Backed by children’s health advocates, California Insurance Commissioner Dave Jones is challenging the state’s health insurance exchange over the way it wants to provide children’s dental benefits.
At issue is whether pediatric dental care should be part of the basic health insurance package sold through the exchange or sold separately. The exchange has proposed selling it on a stand-alone basis to parents.
Jones says the exchange, called Covered California, is running afoul of federal and state laws and increasing costs for consumers by going that route. The elected commissioner said Covered California is doing so even though the federal Affordable Care Act includes pediatric dental services as one of 10 “essential health benefits.”
In a letter this week, three California lawmakers also urged the exchange to include children’s dental benefits in regular health plans to expand access to care and to hold down costs.
Covered California’s executive director, Peter Lee, said the exchange is still examining various options for children’s dental coverage and that its current proposal represents a good mix of plans at affordable prices. He flatly rejected any notion that the exchange is skirting the law.
“Covered California is very much following the spirit and intent of both the federal law and all applicable state laws,” Lee said. “A lot of the issues around pediatric dental are complex and confusing. The board has not made any final decisions.”
The dispute has already prompted healthcare groups to line up on both sides of the issue. Some dentists support the exchange’s approach because they say it enables parents to better see their dental options, while some children’s health organizations echo the insurance commissioner’s complaints.

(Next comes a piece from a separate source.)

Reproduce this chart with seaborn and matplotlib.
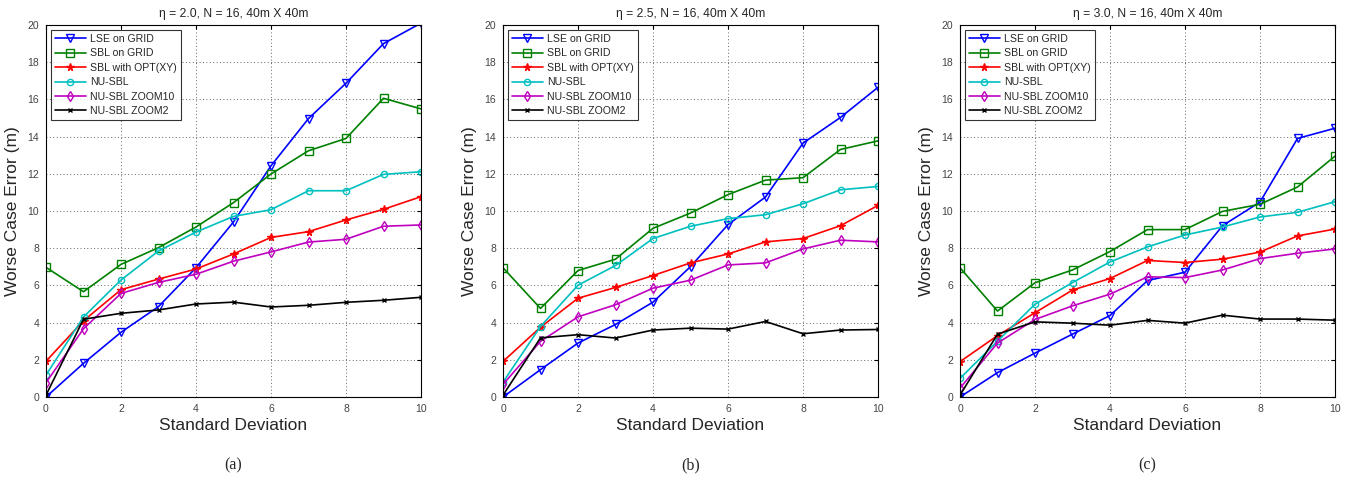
import numpy as np
import pandas as pd
import matplotlib
matplotlib.use("Agg")
import matplotlib.pyplot as plt
import seaborn as sns

sns.set_style("white")
plt.rcParams['font.family'] = ['Liberation Sans', 'DejaVu Sans']

std_dev = [0, 1, 2, 3, 4, 5, 6, 7, 8, 9, 10]
series_names = ["LSE on GRID", "SBL on GRID", "SBL with OPT(XY)", "NU-SBL",
                "NU-SBL ZOOM10", "NU-SBL ZOOM2"]
titles = ["\u03b7 = 2.0, N = 16, 40m X 40m",
          "\u03b7 = 2.5, N = 16, 40m X 40m",
          "\u03b7 = 3.0, N = 16, 40m X 40m"]
captions = ["(a)", "(b)", "(c)"]

# panel (a) eta = 2.0
lse_a = [0.0, 1.81, 3.48, 4.86, 6.95, 9.41, 12.43, 14.97, 16.87, 19.0, 20.1]
sbl_a = [6.97, 5.66, 7.13, 8.03, 9.14, 10.45, 11.99, 13.24, 13.9, 16.06, 15.49]
opt_a = [1.92, 4.1, 5.77, 6.34, 6.88, 7.69, 8.58, 8.89, 9.52, 10.09, 10.77]
nu_a = [1.18, 4.3, 6.29, 7.85, 8.87, 9.71, 10.07, 11.09, 11.09, 11.97, 12.11]
z10_a = [0.77, 3.67, 5.57, 6.16, 6.6, 7.3, 7.8, 8.33, 8.48, 9.18, 9.25]
z2_a = [0.1, 4.18, 4.5, 4.68, 5.0, 5.1, 4.84, 4.93, 5.09, 5.2, 5.36]

# panel (b) eta = 2.5
lse_b = [0.0, 1.47, 2.9, 3.9, 5.1, 7.01, 9.27, 10.75, 13.65, 15.03, 16.65]
sbl_b = [6.95, 4.76, 6.8, 7.41, 9.07, 9.89, 10.88, 11.66, 11.79, 13.31, 13.77]
opt_b = [1.91, 3.75, 5.31, 5.89, 6.53, 7.21, 7.69, 8.34, 8.52, 9.21, 10.3]
nu_b = [0.8, 3.79, 6.01, 7.07, 8.52, 9.18, 9.59, 9.8, 10.39, 11.14, 11.32]
z10_b = [0.68, 2.99, 4.31, 4.96, 5.85, 6.28, 7.1, 7.21, 7.96, 8.43, 8.34]
z2_b = [0.1, 3.18, 3.35, 3.17, 3.6, 3.7, 3.65, 4.06, 3.4, 3.6, 3.63]

# panel (c) eta = 3.0
lse_c = [0.0, 1.31, 2.36, 3.38, 4.38, 6.26, 6.71, 9.21, 10.48, 13.9, 14.45]
sbl_c = [6.95, 4.62, 6.14, 6.83, 7.82, 9.0, 9.0, 9.98, 10.36, 11.29, 12.95]
opt_c = [1.9, 3.3, 4.53, 5.75, 6.37, 7.34, 7.23, 7.41, 7.79, 8.66, 9.03]
nu_c = [1.0, 3.0, 4.99, 6.15, 7.26, 8.07, 8.71, 9.14, 9.68, 9.93, 10.5]
z10_c = [0.48, 2.9, 4.17, 4.9, 5.53, 6.46, 6.42, 6.83, 7.44, 7.73, 7.96]
z2_c = [0.1, 3.38, 4.04, 3.97, 3.86, 4.12, 3.97, 4.4, 4.19, 4.19, 4.13]

panels = [
    [lse_a, sbl_a, opt_a, nu_a, z10_a, z2_a],
    [lse_b, sbl_b, opt_b, nu_b, z10_b, z2_b],
    [lse_c, sbl_c, opt_c, nu_c, z10_c, z2_c],
]

colors = ["#0000ff", "#008000", "#ff0000", "#00bfbf", "#bf00bf", "#000000"]
markers = ["v", "s", "*", "o", "d", "x"]
filled = [False, False, True, False, False, True]
msizes = [5.5, 5.5, 5.5, 4.5, 5, 3.5]

fig = plt.figure(figsize=(13.49, 4.79), dpi=100)
W, H = 1349.0, 479.0
ax_lefts = [46, 503, 960]
ax_w = 375
ax_top = 25
ax_bot = 397

for i, data in enumerate(panels):
    ax = fig.add_axes([ax_lefts[i] / W, 1 - ax_bot / H, ax_w / W, (ax_bot - ax_top) / H])
    for name, vals, c, m, f, ms in zip(series_names, data, colors, markers, filled, msizes):
        df = pd.DataFrame({"sd": std_dev, "err": vals})
        sns.lineplot(data=df, x="sd", y="err", ax=ax, label=name, linewidth=1.2,
                     color=c, marker=m, markersize=ms, linestyle="-", dashes=False,
                     markeredgecolor=c, markerfacecolor=(c if f else "none"),
                     markeredgewidth=1.0)
    ax.set_xlim(0, 10)
    ax.set_ylim(0, 20)
    ax.set_xticks(np.arange(0, 11, 2))
    ax.set_yticks(np.arange(0, 21, 2))
    ax.grid(True, linestyle=(0, (1, 2.5)), color="#666666", linewidth=0.7)
    ax.tick_params(direction="in", length=3, pad=5, labelsize=7.5, colors="#000000",
                   labelcolor="#444444", top=True, right=True)
    for sp in ax.spines.values():
        sp.set_color("#000000")
        sp.set_linewidth(0.8)
    ax.set_xlabel("Standard Deviation", fontsize=12.5, labelpad=3)
    ax.set_ylabel("Worse Case Error (m)", fontsize=12.5, labelpad=5)
    ax.set_title(titles[i], fontsize=8.7, pad=6)
    leg = ax.legend(loc="upper left", fontsize=7.6, frameon=True, fancybox=False,
                    handlelength=2.9, handletextpad=0.4, borderpad=0.4,
                    labelspacing=0.42, bbox_to_anchor=(0.0, 1.0), borderaxespad=0.45)
    leg.get_frame().set_edgecolor("#000000")
    leg.get_frame().set_linewidth(0.8)
    cx = (ax_lefts[i] + ax_w / 2) / W
    fig.text(cx, 1 - 465 / H, captions[i], ha="center", va="center",
             fontsize=11.5, family="Liberation Serif")

fig.savefig("out.png", dpi=100)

Health insurers have pledged to work with state leaders on whatever the final rules may be, but they caution that time is running short before open enrollment begins Oct. 1.

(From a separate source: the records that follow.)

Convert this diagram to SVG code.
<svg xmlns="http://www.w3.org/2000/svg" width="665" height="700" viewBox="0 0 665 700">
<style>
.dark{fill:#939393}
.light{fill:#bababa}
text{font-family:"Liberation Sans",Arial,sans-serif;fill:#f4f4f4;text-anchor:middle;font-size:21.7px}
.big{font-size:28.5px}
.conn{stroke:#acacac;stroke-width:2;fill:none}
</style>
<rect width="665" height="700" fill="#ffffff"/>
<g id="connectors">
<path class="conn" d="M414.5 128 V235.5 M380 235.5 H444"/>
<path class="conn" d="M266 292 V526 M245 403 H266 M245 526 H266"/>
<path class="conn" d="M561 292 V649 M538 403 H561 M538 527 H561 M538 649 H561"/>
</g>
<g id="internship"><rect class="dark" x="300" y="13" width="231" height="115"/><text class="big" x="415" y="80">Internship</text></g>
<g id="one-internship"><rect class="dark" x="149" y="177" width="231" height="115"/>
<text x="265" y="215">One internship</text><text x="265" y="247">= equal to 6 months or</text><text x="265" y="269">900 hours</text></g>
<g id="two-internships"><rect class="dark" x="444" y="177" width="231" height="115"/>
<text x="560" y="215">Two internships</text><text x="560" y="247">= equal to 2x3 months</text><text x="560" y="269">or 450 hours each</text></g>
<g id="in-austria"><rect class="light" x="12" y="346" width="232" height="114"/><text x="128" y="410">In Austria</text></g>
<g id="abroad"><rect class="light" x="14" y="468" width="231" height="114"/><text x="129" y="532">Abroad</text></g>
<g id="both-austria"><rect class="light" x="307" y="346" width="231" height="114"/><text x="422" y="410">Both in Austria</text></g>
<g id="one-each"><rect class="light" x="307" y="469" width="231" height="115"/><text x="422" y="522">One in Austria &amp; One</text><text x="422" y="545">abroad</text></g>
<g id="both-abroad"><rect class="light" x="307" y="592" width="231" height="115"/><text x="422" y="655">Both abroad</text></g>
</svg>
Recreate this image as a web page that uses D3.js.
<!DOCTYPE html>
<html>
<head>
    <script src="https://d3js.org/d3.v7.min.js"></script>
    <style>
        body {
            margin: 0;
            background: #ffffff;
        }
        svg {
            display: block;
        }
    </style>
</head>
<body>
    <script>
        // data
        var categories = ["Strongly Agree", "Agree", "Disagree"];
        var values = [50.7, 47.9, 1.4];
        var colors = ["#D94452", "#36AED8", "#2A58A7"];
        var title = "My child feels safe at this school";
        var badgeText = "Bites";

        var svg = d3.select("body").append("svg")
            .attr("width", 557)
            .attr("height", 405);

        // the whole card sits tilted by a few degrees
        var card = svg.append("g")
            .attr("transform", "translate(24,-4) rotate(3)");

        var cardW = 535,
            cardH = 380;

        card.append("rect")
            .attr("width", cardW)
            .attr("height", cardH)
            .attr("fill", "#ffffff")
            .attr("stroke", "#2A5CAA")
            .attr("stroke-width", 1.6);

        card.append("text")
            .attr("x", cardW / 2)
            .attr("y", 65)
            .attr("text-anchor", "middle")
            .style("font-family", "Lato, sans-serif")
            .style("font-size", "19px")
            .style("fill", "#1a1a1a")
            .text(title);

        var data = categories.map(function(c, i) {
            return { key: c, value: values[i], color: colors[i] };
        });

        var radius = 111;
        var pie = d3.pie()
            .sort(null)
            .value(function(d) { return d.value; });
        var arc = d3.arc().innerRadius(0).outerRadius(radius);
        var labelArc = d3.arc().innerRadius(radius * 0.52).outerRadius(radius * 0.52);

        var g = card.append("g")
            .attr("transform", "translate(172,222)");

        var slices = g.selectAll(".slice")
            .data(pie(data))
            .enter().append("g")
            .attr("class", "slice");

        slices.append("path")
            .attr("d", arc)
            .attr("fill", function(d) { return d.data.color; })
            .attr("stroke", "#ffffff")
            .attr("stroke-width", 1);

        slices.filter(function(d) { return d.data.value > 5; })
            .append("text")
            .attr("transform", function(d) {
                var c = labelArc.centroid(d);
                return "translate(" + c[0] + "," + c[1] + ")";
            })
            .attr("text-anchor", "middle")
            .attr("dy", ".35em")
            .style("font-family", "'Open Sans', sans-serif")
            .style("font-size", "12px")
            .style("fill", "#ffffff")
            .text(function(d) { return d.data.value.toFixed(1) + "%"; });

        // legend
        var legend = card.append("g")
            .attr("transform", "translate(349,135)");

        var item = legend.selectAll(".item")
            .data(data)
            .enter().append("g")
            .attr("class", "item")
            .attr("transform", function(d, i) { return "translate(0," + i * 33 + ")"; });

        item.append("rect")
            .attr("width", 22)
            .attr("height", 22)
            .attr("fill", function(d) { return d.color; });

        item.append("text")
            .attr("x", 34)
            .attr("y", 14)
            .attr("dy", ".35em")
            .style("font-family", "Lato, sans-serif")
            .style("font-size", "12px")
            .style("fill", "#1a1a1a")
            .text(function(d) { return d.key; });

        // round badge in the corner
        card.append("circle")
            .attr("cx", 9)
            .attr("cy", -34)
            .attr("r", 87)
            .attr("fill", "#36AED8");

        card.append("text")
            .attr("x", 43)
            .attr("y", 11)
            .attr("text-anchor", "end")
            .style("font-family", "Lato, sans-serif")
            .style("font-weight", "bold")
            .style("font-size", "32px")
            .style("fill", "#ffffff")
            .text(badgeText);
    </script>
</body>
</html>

Despite being labeled an essential benefit, this dental coverage for children up to age 19 is optional to buy. In contrast, most Americans are required to buy health insurance starting in January or pay a penalty.

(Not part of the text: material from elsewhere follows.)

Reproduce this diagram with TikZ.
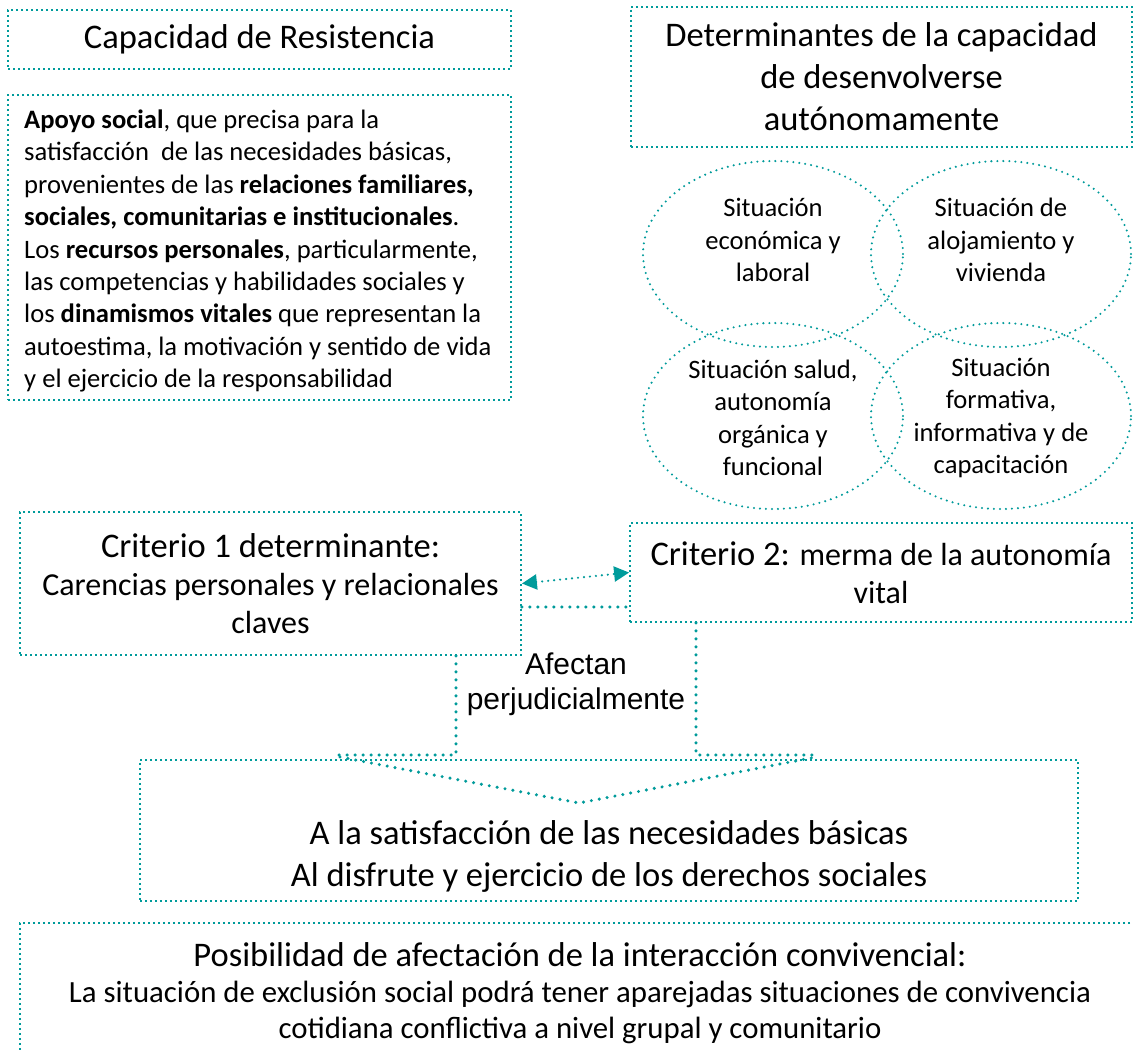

Last week, Covered California selected six companies to offer pediatric dental coverage through the state exchange. In most cases, they are available as stand-alone plans that can also be bundled with medical insurance for a single premium.
The six companies were Anthem Blue Cross, Blue Shield of California, Delta Dental of California, Health Net Inc., Liberty Dental Plan and Premier Access Dental.
The exchange said stand-alone premiums range from $9 a month for a dental HMO to about $35 a month for a dental PPO plan depending on where a consumer lives.
Jones said a stand-alone or bundled dental policy will be more expensive than if the benefit were embedded in every health insurance policy, thereby spreading the cost across a broader pool of people.
For instance, he said, pediatric dental benefits would cost about $6 per month as part of one insurer’s overall health plan, but it was $26 per month on a stand-alone basis. Families could also face separate limits on out-of-pocket spending for medical and dental care, Jones said.
Lee said it remains unclear whether consolidating health and dental benefits into one policy will save policyholders substantial money. The inclusion of dental coverage in some health plans and not others may also complicate the exchange’s goal of setting uniform benefits across insurers so consumers can easily comparison shop.
In a letter last week, Jones called on the exchange and its five-member board to reverse course before enrollment opens Oct. 1.
“I object to Covered California telling health insurers and HMOs that they are restricted from including pediatric dental coverage as part of their major medical insurance” both inside and outside the exchange, Jones said in an interview. “I believe Covered California has exceeded its authority.”
Separately, a group of five children’s advocacy groups also urged Covered California to reconsider its stance and take more public input on the issue.
Wendy Lazarus, co-president of the Children’s Partnership in Santa Monica, said she is primarily concerned about Covered California’s approach making dental coverage too expensive for families.
“We’re not talking about a rarely used service,” Lazarus said. “Kids need dental care as much as they need immunizations. This is a decision that affects hundreds of thousands of kids.”
Paul Reggiardo, a pediatric dentist in Huntington Beach and a spokesman for the California Dental Assn., said he supports the idea of stand-alone dental plans because it helps parents shop for benefits and provider networks.
But he said he’s disappointed the state hasn’t made pediatric dental coverage mandatory given the recognition it was granted as an essential health benefit. It’s up to states to decide whether to make pediatric dental a required benefit.
Lee said the exchange board will probably discuss that idea and these other issues at an upcoming meeting.
This latest criticism from Jones adds to previous disagreements with Covered California. In May, Jones complained about the exchange’s selection of 13 health insurers, saying there weren’t enough plans offered statewide and that the lack of competition could drive up rates for consumers.
Then Jones ratcheted up the pressure even further last month by asking the exchange to bar insurance giant Anthem Blue Cross from its small-business market because of what he called unreasonable rate increases on employers. Lee said the exchange will consider that request along with other factors before announcing its health plans for small employers next month.